Hair Type or Pattern

Hair type is the least important factor but nice to know. The original hair typing system was created by Andre Walker, who is best known as Oprah Winfrey’s personal hairstylist. Over time, additional subcategories were added. The hair typing system divides the hair into four different types with three subcategories, a-c, based on the diameter of the wave, curl, or coil: 

Straight, wavy, curly, coily/kinky hair types classification system set.

Type 1: Straight Hair

With straight hair, the cuticle hugs the cortex very tightly and the scales lay flat.  Sebum can easily slide down the hair shaft. This makes straight hair shinier and more moisturized (oily).  This hair type is more resilient and extremely difficult to curl.  

Type 2: Wavy Hair

Type 2 hair falls between straight and curly hair with regards to texture and sheen.

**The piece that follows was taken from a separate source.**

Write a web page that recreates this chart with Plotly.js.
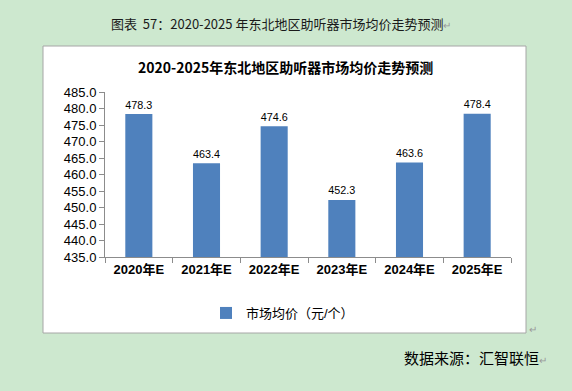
<!DOCTYPE html>
<html><head><meta charset="utf-8">
<script src="https://cdn.plot.ly/plotly-3.0.1.min.js"></script>
<style>html,body{margin:0;padding:0;background:#cde8cf;}#chart{width:572px;height:391px;}</style>
</head><body><div id="chart"></div>
<script>
const categories = ["2020年E","2021年E","2022年E","2023年E","2024年E","2025年E"];
const prices = [478.3, 463.4, 474.6, 452.3, 463.6, 478.4];
const seriesName = "市场均价（元/个）";
const yTicks = [435,440,445,450,455,460,465,470,475,480,485];

const W = 572, H = 391;
const L = 105, R = 61, T = 92, B = 134;
const pw = W - L - R, ph = H - T - B;
const px = x => (x - L) / pw;
const py = y => (H - B - y) / ph;
const font = '"Liberation Sans", Arial, "Noto Sans CJK SC", sans-serif';

const trace = {
  type: 'bar', x: categories, y: prices, name: seriesName,
  marker: {color: '#4f81bd'},
  text: prices.map(v => v.toFixed(1)), textposition: 'outside',
  textfont: {family: font, size: 13, color: '#000'},
  cliponaxis: false, showlegend: true
};

const layout = {
  width: W, height: H,
  margin: {l: L, r: R, t: T, b: B, pad: 0},
  paper_bgcolor: '#cde8cf', plot_bgcolor: 'rgba(0,0,0,0)',
  bargap: 0.6,
  font: {family: font, color: '#000'},
  xaxis: {
    showline: true, linecolor: '#8c8c8c', linewidth: 1,
    ticks: 'outside', tickson: 'boundaries', ticklen: 5, tickcolor: '#8c8c8c',
    tickvals: categories, ticktext: categories.map(c => '<b>' + c + '</b>'),
    tickfont: {family: font, size: 13, color: '#000'}, showgrid: false
  },
  yaxis: {
    range: [435, 485], tickvals: yTicks, ticktext: yTicks.map(v => v.toFixed(1)),
    showline: true, linecolor: '#8c8c8c', linewidth: 1,
    ticks: 'outside', ticklen: 5, tickcolor: '#8c8c8c',
    tickfont: {family: font, size: 13, color: '#000'}, showgrid: false, zeroline: false
  },
  legend: {
    orientation: 'h', x: px(206), xanchor: 'left', y: py(313), yanchor: 'middle',
    font: {family: font, size: 13, color: '#000'}, bgcolor: 'rgba(0,0,0,0)', itemwidth: 30
  },
  shapes: [{
    type: 'rect', xref: 'paper', yref: 'paper', layer: 'below',
    x0: px(43), x1: px(526), y0: py(333), y1: py(46),
    fillcolor: '#ffffff', line: {color: '#a6a6a6', width: 1}
  }],
  annotations: [
    {xref: 'paper', yref: 'paper', x: px(281), y: py(23), xanchor: 'center', yanchor: 'middle',
     text: '图表  57：2020-2025 年东北地区助听器市场均价走势预测<span style="color:#999;font-size:10px">↵</span>', showarrow: false,
     font: {family: '"Noto Sans CJK SC", sans-serif', size: 13, color: '#1a1a1a'}},
    {xref: 'paper', yref: 'paper', x: px(285), y: py(67), xanchor: 'center', yanchor: 'middle',
     text: '<b>2020-2025年东北地区助听器市场均价走势预测</b>', showarrow: false,
     font: {family: '"Noto Sans CJK SC", sans-serif', size: 14, color: '#000'}},
    {xref: 'paper', yref: 'paper', x: px(402), y: py(357), xanchor: 'left', yanchor: 'middle',
     text: '数据来源：汇智联恒<span style="color:#999;font-size:10px">↵</span>', showarrow: false,
     font: {family: '"Noto Sans CJK SC", sans-serif', size: 15, color: '#000'}},
    {xref: 'paper', yref: 'paper', x: px(527), y: py(329), xanchor: 'left', yanchor: 'middle',
     text: '↵', showarrow: false,
     font: {family: font, size: 10, color: '#999'}}
  ]
};

Plotly.newPlot('chart', [trace], layout, {displayModeBar: false, staticPlot: true});
</script></body></html>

It is prone to frizz and tends to lose curl definition easily.  The hair strands have an S pattern which can be closer to the head or throughout the hair depending on the sub-category.  This type of hair is somewhat resistant to styling.

Type 3: Curly Hair

This type can range from loose spiral curls to tight corkscrew curls.  The curls are more receptive to styling methods as they are not tightly packed.  However, curly hair is prone to dryness, breakage, and frizziness because the cuticle is naturally raised and doesn’t lay flat.  This results in less shine and also a less smooth hair strand. The raised cuticles also cause the hair to tangle easier and look frizzier. Added moisture is essential for keeping the curls well-formed and to prevent frizz. 

Type 4: Coily Hair

Even though this type is known as the ‘curliest’ type of hair, there is often no visible curl pattern.  This is because the hair strands form a Z pattern instead of the S pattern found in the other curly hair types.  This hair type may be fine and especially fragile and often has a high density.  It can appear much shorter than it actually is because the hair is tightly coiled making it shrink more.  Type 4 hair needs a lot of added moisture as it frequently has fewer cuticle layers.